I'm willing to accept the idea that in the end, I was in the wrong...if there even is a wrong in this situation. Let me rephrase that: I am willing to accept the idea that my actions were not the most wise or beneficial. However, at this moment, while I suffer the loss, I can at least be sure that I acted in the best way I knew how for the moment and it was not just about protecting myself. Becoming a mother is changing me and my defensive claws are much less likely to stay hidden. I just hope that as I gain in ferocity and protectiveness, I also gain wisdom...even if it comes with pain. 




Sunday, September 4, 2011

A walk back to myself.


For a short, blessed time this afternoon, the chaos broke and I stepped out of the apartment and into nature...into myself. With the sun overhead and the wind as my guide, I ventured down the same path I've traveled many times over. My bike is still broken, so today I used my feet. Walking was better today, anyway. As the playful and loving cool lifted my hair and my heart, guarding me from the heat of summer, my feet took me back...back to where I used to go to feel the pulse of everything; my “moments with Akasha” as I call them. As usual on these journeys, I was accompanied by music. George's iPod is still in need of repair, but I had my phone loaded with songs (some of them his favorites), ready to travel with me, ensuring passage from the mundane and into my own place of magic.

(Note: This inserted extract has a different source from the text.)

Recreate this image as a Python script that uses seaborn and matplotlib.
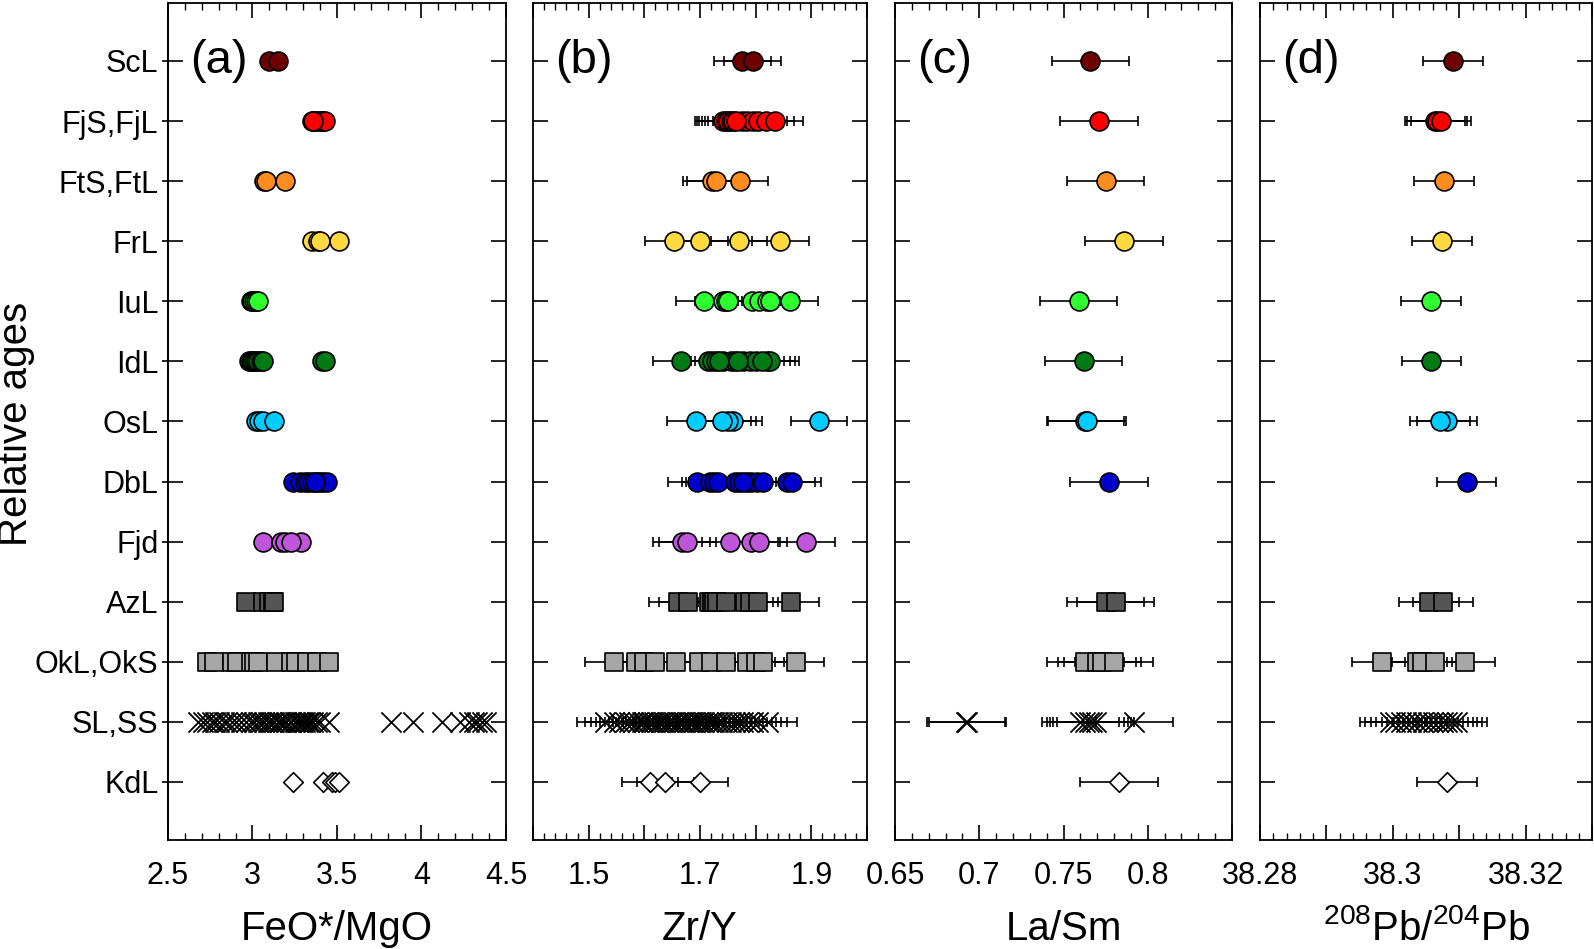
import numpy as np
import pandas as pd
import seaborn as sns
import matplotlib.pyplot as plt
from matplotlib.ticker import MultipleLocator

# Categories (top to bottom)
categories = ["ScL", "FjS,FjL", "FtS,FtL", "FrL", "IuL", "IdL", "OsL",
              "DbL", "Fjd", "AzL", "OkL,OkS", "SL,SS", "KdL"]

# (a) FeO*/MgO, no error bars
feo_mgo = [
    [3.10, 3.15],
    [3.35, 3.37, 3.38, 3.40, 3.41, 3.42, 3.43, 3.36],
    [3.07, 3.08, 3.19],
    [3.35, 3.39, 3.40, 3.51],
    [2.99, 3.00, 3.01, 3.02, 3.03],
    [2.98, 2.99, 3.00, 3.01, 3.02, 3.03, 3.05, 3.06, 3.41, 3.43],
    [3.02, 3.04, 3.06, 3.13],
    [3.24, 3.28, 3.31, 3.33, 3.35, 3.38, 3.40, 3.42, 3.44, 3.37],
    [3.06, 3.17, 3.19, 3.29, 3.23],
    [2.96, 3.06, 3.10, 3.12, 3.13],
    [2.73, 2.77, 2.88, 2.91, 2.99, 3.01, 3.03, 3.14, 3.23, 3.26, 3.32, 3.38, 3.45],
    [2.68, 2.71, 2.73, 2.76, 2.78, 2.80, 2.83, 2.85, 2.88, 2.90, 2.93, 2.96,
     2.99, 3.01, 3.03, 3.05, 3.07, 3.09, 3.11, 3.13, 3.15, 3.16, 3.18, 3.20,
     3.22, 3.23, 3.25, 3.27, 3.28, 3.30, 3.31, 3.33, 3.34, 3.36, 3.38, 3.40,
     3.45, 3.82, 3.95, 4.12, 4.23, 4.28, 4.31, 4.33, 4.36, 4.38],
    [3.24, 3.42, 3.47, 3.49, 3.51],
]

# (b) Zr/Y
zr_y = [
    [1.776, 1.795],
    [1.742, 1.746, 1.750, 1.755, 1.760, 1.775, 1.785, 1.795, 1.805, 1.818, 1.834, 1.765],
    [1.721, 1.728, 1.772],
    [1.653, 1.700, 1.770, 1.844],
    [1.707, 1.742, 1.746, 1.750, 1.793, 1.806, 1.820, 1.826, 1.861],
    [1.666, 1.715, 1.722, 1.728, 1.742, 1.755, 1.762, 1.778, 1.790, 1.800,
     1.820, 1.826, 1.734, 1.769, 1.811],
    [1.692, 1.760, 1.750, 1.740, 1.914],
    [1.694, 1.718, 1.725, 1.732, 1.762, 1.770, 1.785, 1.792, 1.802, 1.813,
     1.856, 1.866, 1.777],
    [1.667, 1.677, 1.754, 1.792, 1.806, 1.891],
    [1.660, 1.678, 1.717, 1.722, 1.726, 1.731, 1.747, 1.780, 1.790, 1.804, 1.863],
    [1.545, 1.585, 1.600, 1.620, 1.656, 1.698, 1.720, 1.747, 1.784, 1.800, 1.814, 1.872],
    [1.530, 1.545, 1.555, 1.565, 1.572, 1.580, 1.588, 1.595, 1.600, 1.606,
     1.612, 1.618, 1.624, 1.630, 1.636, 1.642, 1.648, 1.654, 1.660, 1.666,
     1.672, 1.678, 1.684, 1.690, 1.696, 1.702, 1.708, 1.714, 1.720, 1.726,
     1.733, 1.740, 1.748, 1.755, 1.762, 1.770, 1.778, 1.786, 1.795, 1.805, 1.823],
    [1.610, 1.638, 1.700],
]
zr_y_err = 0.051

# (c) La/Sm
la_sm = [
    [0.766],
    [0.771],
    [0.775],
    [0.786],
    [0.759],
    [0.762],
    [0.763, 0.764],
    [0.777],
    [],
    [0.775, 0.781],
    [0.763, 0.770, 0.773, 0.780],
    [0.692, 0.693, 0.760, 0.763, 0.765, 0.767, 0.769, 0.792],
    [0.783],
]
la_sm_err = 0.023

# (d) 208Pb/204Pb
pb = [
    [38.3091],
    [38.3063, 38.3067, 38.3072],
    [38.3077],
    [38.3074],
    [38.3057],
    [38.3058],
    [38.3081, 38.3071],
    [38.3111],
    [],
    [38.3054, 38.3075],
    [38.2984, 38.3037, 38.3044, 38.3064, 38.3109],
    [38.2995, 38.3003, 38.3012, 38.3020, 38.3028, 38.3036, 38.3045, 38.3053,
     38.3060, 38.3068, 38.3075, 38.3082, 38.3089, 38.3096],
    [38.3082],
]
pb_err = 0.0045

# Styles
colors = ["#6e0000", "#ff0000", "#ff8c1f", "#ffd940", "#2eff2e", "#007a14",
          "#00ccff", "#0000cc", "#bf55d9", "#555555", "#a6a6a6", "black", "white"]
markers = ["o"] * 9 + ["s", "s", "x", "D"]
msize = {"o": 185, "s": 185, "x": 210, "D": 100}

sns.set_style("ticks")
plt.rcParams["font.family"] = ["Liberation Sans", "DejaVu Sans"]
plt.rcParams["mathtext.fontset"] = "custom"
plt.rcParams["mathtext.rm"] = "Liberation Sans"
plt.rcParams["mathtext.it"] = "Liberation Sans:italic"
plt.rcParams["mathtext.default"] = "regular"
plt.rcParams["axes.linewidth"] = 1.3
for key in ["text.color", "axes.labelcolor", "axes.edgecolor", "xtick.color", "ytick.color"]:
    plt.rcParams[key] = "black"

fig = plt.figure(figsize=(15.94, 9.49), dpi=100)
lefts = [0.1054, 0.3344, 0.5615, 0.7905]
widths = [0.2120, 0.2095, 0.2114, 0.2083]
axes = [fig.add_axes([l, 0.1149, w, 0.8820]) for l, w in zip(lefts, widths)]

panels = [
    (feo_mgo, None, (2.5, 4.5), [2.5, 3, 3.5, 4, 4.5], ["2.5", "3", "3.5", "4", "4.5"], 0.1, "FeO*/MgO", "(a)"),
    (zr_y, zr_y_err, (1.4, 2.0), [1.4, 1.5, 1.6, 1.7, 1.8, 1.9, 2.0], ["", "1.5", "", "1.7", "", "1.9", ""], 0.02, "Zr/Y", "(b)"),
    (la_sm, la_sm_err, (0.65, 0.85), [0.65, 0.7, 0.75, 0.8, 0.85], ["0.65", "0.7", "0.75", "0.8", ""], 0.01, "La/Sm", "(c)"),
    (pb, pb_err, (38.28, 38.33), [38.28, 38.29, 38.30, 38.31, 38.32, 38.33], ["38.28", "", "38.3", "", "38.32", ""], 0.002,
     r"$^{208}$Pb/$^{204}$Pb", "(d)"),
]

for k, (ax, (values, err, xlim, ticks, labels, minor, xlabel, letter)) in enumerate(zip(axes, panels)):
    for i, cat in enumerate(categories):
        vals = values[i]
        if len(vals) == 0:
            continue
        y = [i] * len(vals)
        if err is not None:
            ax.errorbar(vals, y, xerr=err, fmt="none", ecolor="black",
                        elinewidth=1.2, capsize=3.5, capthick=1.2, zorder=2)
        if markers[i] == "x":
            sns.scatterplot(x=vals, y=y, ax=ax, marker="x", color="black",
                            s=msize["x"], linewidth=1.3, zorder=3, legend=False)
        else:
            sns.scatterplot(x=vals, y=y, ax=ax, marker=markers[i], color=colors[i],
                            s=msize[markers[i]], edgecolor="black", linewidth=1.2,
                            zorder=3, legend=False)

    ax.set_xlim(*xlim)
    ax.set_xticks(ticks)
    ax.set_xticklabels(labels)
    ax.xaxis.set_minor_locator(MultipleLocator(minor))
    ax.set_yticks(range(len(categories)))
    ax.set_ylim(len(categories) - 1 + 0.965, -0.965)
    ax.tick_params(axis="both", which="both", direction="in", top=True, right=True)
    ax.tick_params(which="major", length=11, width=1.2)
    ax.tick_params(which="minor", length=5, width=1.0)
    ax.tick_params(axis="x", labelsize=22, pad=15)
    ax.tick_params(axis="y", which="minor", left=False, right=False)

    if k == 0:
        ax.set_yticklabels(categories, fontsize=22)
        ax.tick_params(axis="y", pad=7)
        sec = ax.secondary_yaxis("left")
        sec.set_yticks(range(len(categories)))
        sec.set_yticklabels([])
        sec.tick_params(axis="y", direction="out", length=4, width=1.2)
    else:
        ax.set_yticklabels([])

    ax.set_xlabel(xlabel, fontsize=29, va="baseline")
    ax.xaxis.set_label_coords(0.5, -0.1195)
    ax.set_ylabel("")
    ax.text(0.066, 0, letter, transform=ax.get_yaxis_transform(), fontsize=34,
            ha="left", va="center")

fig.text(16 / 1594, 1 - 424 / 949, "Relative ages", rotation=90, fontsize=29,
         ha="center", va="center")

plt.savefig("out.png", dpi=100)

It had been too long. I feared that I was losing myself to hardening brought by the explosion of turmoil that has had me spinning and floundering through the duration of this pregnancy. I feared that I was losing this part of me. It seems that this isn't so...not entirely. Here in the mundane realm, the hardening is still taking place. I feel it like a stone shell coating my skin and my resolve. But even with all of this madness, all of this hardship and pain, when I step back into that place, I am fluid once again. I am particles of air and my spirit rides the summer breezes as my feet find connection with the center of all things, spiraling inward and out again...moving like deep and peaceful breaths. This time, I have someone with me. My little miracle, riding in my belly, taking a sacred walk with Mommy.


It occurred to me that I have been two people for so long, becoming one again might feel strange. Is that why women get depressed after they give birth? No matter. It will be the greatest gift in the universe to hold my baby in my arms and as my child grows, we will still take walks and bike rides together. I will show my little one where I find the magic and hopefully, I can pass that gift on.